Ed Note: In spite of all the lame excuses about rising health costs, an anonymous source has revealed that the owner of Tony’s Finch Diners is just too damn lazy to operate more than one diner. It has also been reported that Mother Nature Tweeted Tony and informed him in no uncertain terms that she never asked for his help and was perfectly capable of taking care of her own. When asked to comment, Tony’s response was that there will always be a Tony’s Finch Diner and that he was planning a new venture for 2011 - an upscale Humming Bird Bar where Humming Birds could wet their whistle with Tony's special nectar. When told that this was not compatible with the reasons he has previously given for downsizing his Finch diners, he responded that thanks to new funding and his formula for nectar he had a sure fire plan for his new venture. He did not reveal the source of his funding

5/15/09

All Is Well

I put my humming bird feeder out a couple of days ago and today I got my first visitor. The nectar must have been good since his visit was a long one. If someone spots an intoxicated humming bird flying around its my friend - tell him he didn't pay his bar tab. Finch feeders and humming bird feeders - life doesn't get any better.

4/2/09

Tony's Finch Diner

Tony’s Finch Diner was established in 1995 and is still the diner of choice for connoisseurs of good food among goldfinches, purple finches and house finches. Business is flourishing in spite of the economy since birds prefer to eat out. By word of beak and lately the social networking phenomenon Twitter, birds of a feather have been twittering up a storm about Tony’s Finch Diner.

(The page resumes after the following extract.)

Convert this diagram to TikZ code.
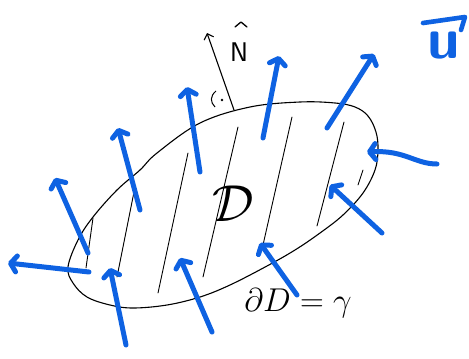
\RequirePackage{fix-cm}
\documentclass[tikz,border=0pt]{standalone}
\usetikzlibrary{arrows.meta}
\definecolor{pen}{RGB}{14,98,226}
\begin{document}
\begin{tikzpicture}[x=1pt,y=-1pt,
  field/.style={draw=pen, line width=5pt, line cap=round, line join=round,
    -{Straight Barb[length=6pt,width=16pt,round]}},
  hatch/.style={line width=0.9pt, line cap=round},
  rim/.style={line width=1.1pt},
  lab/.style={inner sep=0pt, text=black}]
\useasboundingbox (0,0) rectangle (469,359);

% boundary gamma
\draw[rim] plot[smooth cycle, tension=0.6] coordinates {(68,267) (73,283) (87,297) (110,305) (133,308) (167,305) (200,297) (230,285) (267,266) (295,250) (320,233) (343,215) (363,193) (375,170) (378,150) (376,132) (368,116) (355,107) (335,103) (300,102) (250,107) (200,123) (157,153) (140,170) (117,190) (93,217) (78,240)};

% hatching
\coordinate (h1a) at (93,218);  \coordinate (h1b) at (86,268);
\coordinate (h2a) at (135,187); \coordinate (h2b) at (117,277);
\coordinate (h3a) at (188,153); \coordinate (h3b) at (158,293);
\coordinate (h4a) at (238,127); \coordinate (h4b) at (203,277);
\coordinate (h5a) at (292,117); \coordinate (h5b) at (263,245);
\coordinate (h6a) at (344,122); \coordinate (h6b) at (317,226);
\coordinate (h7a) at (363,170); \coordinate (h7b) at (358,185);
\foreach \i in {1,...,7} \draw[hatch] (h\i a) -- (h\i b);

% normal vector
\coordinate (nt) at (234,110);
\coordinate (nh) at (207,33);
\draw[line width=1.1pt, -{Straight Barb[length=5pt,width=10pt]}] (nt) -- (nh);
\node[lab, font=\fontsize{27}{27}\selectfont\sffamily] (N) at (239,52) {N};
\coordinate (k1) at (235,27); \coordinate (k2) at (241,22); \coordinate (k3) at (247,27);
\draw[line width=1.3pt, line cap=round, line join=round] (k1) -- (k2) -- (k3);
\coordinate (ra) at (216,91); \coordinate (rb) at (215,107);
\draw[line width=1pt] (ra) .. controls (210,96) and (210,102) .. (rb);
\fill (222,100) circle (1.3pt);

% labels
\node[lab, font=\fontsize{52}{52}\selectfont] (D) at (233,204) {$\mathcal{D}$};
\node[lab, font=\fontsize{33}{33}\selectfont] (bd) at (298,303) {$\partial D = \gamma$};

% vector field u
\coordinate (a1t) at (88,253);  \coordinate (a1h) at (55,178);
\coordinate (a2t) at (89,272);  \coordinate (a2h) at (8,263);
\coordinate (a3t) at (140,210); \coordinate (a3h) at (118,128);
\coordinate (a4t) at (200,172); \coordinate (a4h) at (187,87);
\coordinate (a5t) at (263,138); \coordinate (a5h) at (279,56);
\coordinate (a6t) at (327,128); \coordinate (a6h) at (374,54);
\coordinate (a8t) at (382,233); \coordinate (a8h) at (330,185);
\coordinate (a9t) at (297,295); \coordinate (a9h) at (260,243);
\coordinate (a10t) at (212,332); \coordinate (a10h) at (180,258);
\coordinate (a11t) at (126,345); \coordinate (a11h) at (110,268);
\foreach \i in {1,2,3,4,5,6,8,9,10,11} \draw[field] (a\i t) -- (a\i h);
\coordinate (a7t) at (437,164); \coordinate (a7h) at (367,152);
\draw[field] (a7t) .. controls (415,164) and (405,150) .. (a7h);

% u label
\node[lab, text=pen, font=\fontsize{58}{58}\selectfont\sffamily\bfseries] (u) at (444,46) {u};
\coordinate (v1) at (423,23); \coordinate (v2) at (465,17); \coordinate (v3) at (461,30);
\draw[draw=pen, line width=4.6pt, line cap=round, line join=round] (v1) -- (v2) -- (v3);
\end{tikzpicture}
\end{document}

Birds do not eat like a bird and with the price of thistle going up it is becoming a challenge to maintain the high standards at Tony‘s Finch Diner. Some thought has been given to charging a perch fee but collecting it would be impossible and brings up scenes from the movie “Birds”. Diluting the thistle, cutting down on the number of perches, and shortening the feeder hours were also options but dismissed out of hand. Someone also suggested hiring a cat as a security guard to reduce the traffic. The price would be cheap, all the birds it could eat. The result would be bankruptcy for the Diner and would make a jailbird out of Tony once word got out to the Audubon Society.

Actually the problem is not so difficult to solve. If Tony starts eating like a bird he can afford thistle ( for the birds) no matter how high the price. Moreover, a more healthy life style will reduce health costs and Tony can begin to consider franchising Tony’s Finch Diner. Once the money starts rolling in, its eat, drink and be merry!